Mason doctoral student Blake Klocke has been interested in amphibians for as long as he can remember. He talks about growing up in Minnesota, where he shared his bedroom with a few dozen frogs, snakes, and geckos, as well as the insects he cultivated to feed them.
It was a National Geographic article titled “The Vanishing,” which detailed the decline in amphibian populations around the world caused by the disease chytridiomycosis, that set Klocke on his career path.
“In this article, there were several photos of ‘amphibian arks,’ which are captive assurance colonies where highly susceptible species are kept and bred in captivity—safe from the chytrid fungus—to mitigate the threat,” says Klocke, who is a PhD in environmental science and policy. “I searched for opportunities on the internet and discovered that there was an ark in Panama. I knew that I had to go.”
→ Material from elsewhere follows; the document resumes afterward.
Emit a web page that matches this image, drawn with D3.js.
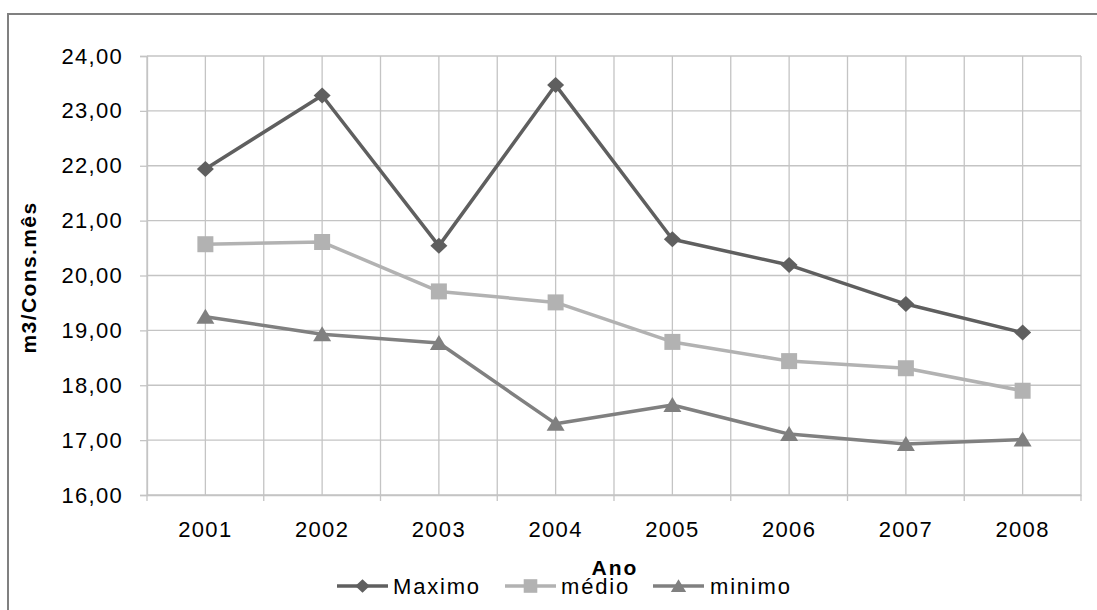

During his first trip to Panama before his senior year at the University of Wisconsin–River Falls, Klocke met conservation biologist Brian Gratwicke, who leads the amphibian conservation programs at the Smithsonian Conservation Biology Institute (SCBI). Gratwicke encouraged the aspiring herpetologist to consider Mason for his graduate work.
“After returning from Panama, I was able to travel to Washington, D.C., and visit the Smithsonian National Zoo, SCBI, and Mason, which solidified my decision to attend,” says Klocke.
Klocke recently returned from his fourth trip to Panama, where he works with the Panama Amphibian Rescue and Conservation Project. This summer he introduced captive-bred limosa harlequin frogs to the wild.
“This was my second field season working with this species,” says Klocke, who is pursuing his degree while working as a graduate student researcher at the SCBI’s Center for Conservation Genomics. “We equipped several [frogs] with tiny radio transmitters that weigh 0.31 grams. It’s truly fascinating.”
The radio transmitters allow researchers to find the frogs, which are swabbed once a week to identify whether the animal has become infected with the chytrid fungus.
“The most unforgettable moments are the first time you see a species in the wild. We call these moments ‘lifers,’” Klocke says. “Every day is a new adventure, and we always see the unexpected.”